Artists

Artists who require support for residential visits away from home in order to work are encouraged to apply for a Residency at Hawkwood College. Please visit the HARP page for information about the Programme and how to apply. As most of the Trust’s support of individual artists, (or groups of artists working together) is given to HARP, other grants are far less common.

Artists wishing to stay somewhere else – perhaps to research an area or join a writers’ retreat or similar – may occasionally be given an individual grant from the Trust to help with the residential costs (board and lodging). This grant is never paid to the artist, but is always paid directly to the place of stay.

Artists will need to satisfy the two eligibility criteria which the Trust applies, and which are shown below. They will also be required to write a report following their stay and – if relevant – to acknowledge the help of the Trust in any published material.

Grants are flexible, but will seldom cover a period longer than ten days and – if the cost of the place of stay is higher than our suggested guidelines – you may be required to pay some of the costs yourself. Furthermore, the Trust will not pay towards travel, or any other specific costs: we are only permitted to support board and lodging.

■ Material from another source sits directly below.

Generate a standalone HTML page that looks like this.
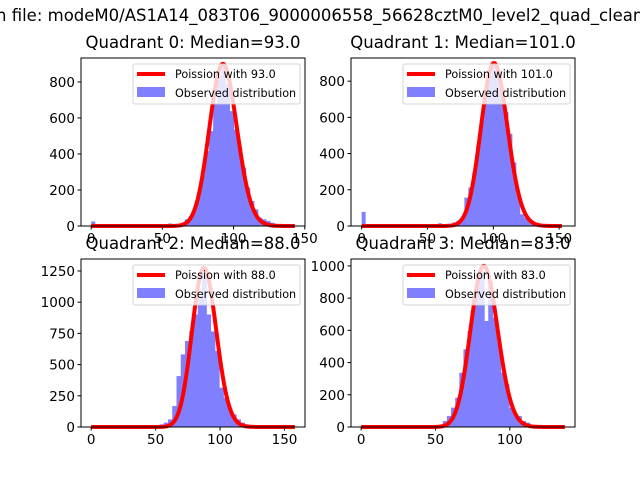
<!DOCTYPE html>
<html><head><meta charset="utf-8"><style>
html,body{margin:0;padding:0;background:#fff;}
svg{display:block;font-family:"DejaVu Sans","Liberation Sans",sans-serif;}
</style></head><body>
<svg id="fig" width="640" height="480" viewBox="0 0 640 480">
<rect width="640" height="480" fill="#fff"/>
<text x="-4" y="21" font-size="16.5" fill="#000">n file: modeM0/AS1A14_083T06_9000006558_56628cztM0_level2_quad_clean.evt</text>
</svg>
<script>
// ---- data ----
const quadNames = ["Quadrant 0: Median=93.0","Quadrant 1: Median=101.0","Quadrant 2: Median=88.0","Quadrant 3: Median=83.0"];
const medians = [93.0, 101.0, 88.0, 83.0];
const poissonPeaks = [900, 900, 1275, 1000];
const curveMax = [143, 152, 158, 137];
const binStarts = [60.0, 66.0, 53.0, 54.9];
const binWidths = [2.85, 3.0, 3.3, 2.78];
const counts0 = [10,18,37,55,92,176,287,416,527,685,833,897,786,638,537,435,324,213,139,92,46,37,28,18,10];
const counts1 = [12,20,30,46,157,213,296,444,583,731,833,897,860,759,629,509,351,176,65,46,37,20,10];
const counts2 = [21,35,61,168,408,582,689,769,902,1049,1276,902,765,609,315,235,155,101,61,35,21];
const counts3 = [37,68,120,182,337,482,596,793,948,969,658,907,679,534,337,265,120,79,68,37,27,12];
const allCounts = [counts0, counts1, counts2, counts3];
// low-value extra bars [value, count]
const lowBars0 = [[0,25],[45,8],[50,10],[54,14]];
const lowBars1 = [[0,78],[30,6],[40,8],[50,10],[58,15]];
const lowBars2 = [];
const lowBars3 = [];
const allLow = [lowBars0, lowBars1, lowBars2, lowBars3];
const xTicks = [[0,50,100,150],[0,50,100,150],[0,50,100,150],[0,50,100]];
const yTicks = [[0,200,400,600,800],[0,200,400,600,800],[0,250,500,750,1000,1250],[0,200,400,600,800,1000]];
const xLims = [[-7.15,150.15],[-8.1,162],[-7.9,165.9],[-6.85,143.85]];
const yLims = [[0,933],[0,928],[0,1346],[0,1043]];
// ---- layout ----
const boxes = [[81,58,305,226],[351,58,575,226],[81,259,305,427],[351,259,575,427]];
const NS="http://www.w3.org/2000/svg";
const svg=document.getElementById('fig');
function mk(tag,attrs,parent){const e=document.createElementNS(NS,tag);for(const k in attrs)e.setAttribute(k,attrs[k]);(parent||svg).appendChild(e);return e;}
function lgamma(n){let s=0;for(let i=2;i<=n;i++)s+=Math.log(i);return s;}
function pmf(k,l){return Math.exp(k*Math.log(l)-l-lgamma(k));}
for(let q=0;q<4;q++){
  const [L,T,R,B]=boxes[q];
  const xs=v=>L+(v-xLims[q][0])/(xLims[q][1]-xLims[q][0])*(R-L);
  const ys=v=>B-(v-yLims[q][0])/(yLims[q][1]-yLims[q][0])*(B-T);
  const g=mk('g',{});
  
  
  const t=mk('text',{x:(L+R)/2,y:T-10,'font-size':16.5,'text-anchor':'middle'},g);
  t.textContent=quadNames[q];
  
  
  // bars
  const c=allCounts[q];
  for(let i=0;i<c.length;i++){
    const x0=binStarts[q]+i*binWidths[q];
    const r=mk('rect',{x:xs(x0),y:ys(c[i]),width:xs(x0+binWidths[q])-xs(x0)+0.6,height:ys(0)-ys(c[i]),fill:'#8080ff'},g);
    
    
  }
  for(const [v,n] of allLow[q]){
    const r=mk('rect',{x:xs(v),y:ys(n),width:xs(v+binWidths[q])-xs(v),height:ys(0)-ys(n),fill:'#8080ff'},g);
    
    
  }
  // poisson curve
  const lam=medians[q],pk=pmf(Math.floor(lam),lam);
  let d='';
  for(let k=0;k<=curveMax[q];k++){d+=(k?'L':'M')+xs(k).toFixed(2)+','+ys(poissonPeaks[q]*pmf(k,lam)/pk).toFixed(2);}
  const p=mk('path',{d:d,fill:'none',stroke:'#ff0000','stroke-width':4,'stroke-linejoin':'round'},g);
  
  
  // frame
  const f=mk('rect',{x:L,y:T,width:R-L,height:B-T,fill:'none',stroke:'#000','stroke-width':1},g);
  
  
  for(const v of xTicks[q]){
    mk('line',{x1:xs(v),x2:xs(v),y1:B,y2:B+3.5,stroke:'#000'},g);
    const tl=mk('text',{x:xs(v),y:B+17,'font-size':13.5,'text-anchor':'middle'},g);
    tl.textContent=v;
    
    
  }
  for(const v of yTicks[q]){
    mk('line',{x1:L-3.5,x2:L,y1:ys(v),y2:ys(v),stroke:'#000'},g);
    const tl=mk('text',{x:L-6,y:ys(v)+5,'font-size':13.5,'text-anchor':'end'},g);
    tl.textContent=v;
    
    
  }
  // legend
  const lg=mk('g',{},g);
  
  
  mk('rect',{x:R-172,y:T+6,width:167,height:40,rx:2,fill:'#fff','fill-opacity':0.8,stroke:'#ccc','stroke-opacity':0.8},lg);
  mk('line',{x1:R-168,x2:R-140,y1:T+16,y2:T+16,stroke:'#ff0000','stroke-width':4},lg);
  mk('rect',{x:R-168,y:T+29,width:28,height:10,fill:'#8080ff'},lg);
  const l1=mk('text',{x:R-130,y:T+20,'font-size':11.2},lg);
  l1.textContent='Poission with '+medians[q].toFixed(1);
  
  
  const l2=mk('text',{x:R-130,y:T+39,'font-size':11.2},lg);
  l2.textContent='Observed distribution';
  
  
}
</script>
</body></html>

If you think that you might be eligible and you have a specific project in mind, please write to the Secretary using the contact form. You will need to say something about yourself, your work and your circumstances, and also where you wish to go and why. If your letter seems as though it might fit in with our current schedule of giving, we shall reply asking for more specific details. If you do not hear back from us within six weeks, it means that your request would not be supported by the trustees and has been discarded. The decision is final, and the Trust is not obliged to give reasons for it.

ELIGIBILITY CRITERIA –

we work strictly to the following definitions

PROFESSIONAL ARTISTS

Artists who 1] have devoted most of their training and/or working lives in pursuit of their art and/or craft, 2] are known for their artistic work, 3] intend on the whole to continue with it (unless they are retiring from work altogether) and 4] have made a significant portion of their income from that pursuit and that work.

IN NEED

Those artists who, while not necessarily being in difficult financial circumstances or dire straits, have insufficient income or resources 1] generally to be able to afford to subsidise the time and place away from home necessary to fulfil their work or take a break from it, and 2] specifically to pay for the opportunities currently being offered for their own work, an artistic residency or a holiday.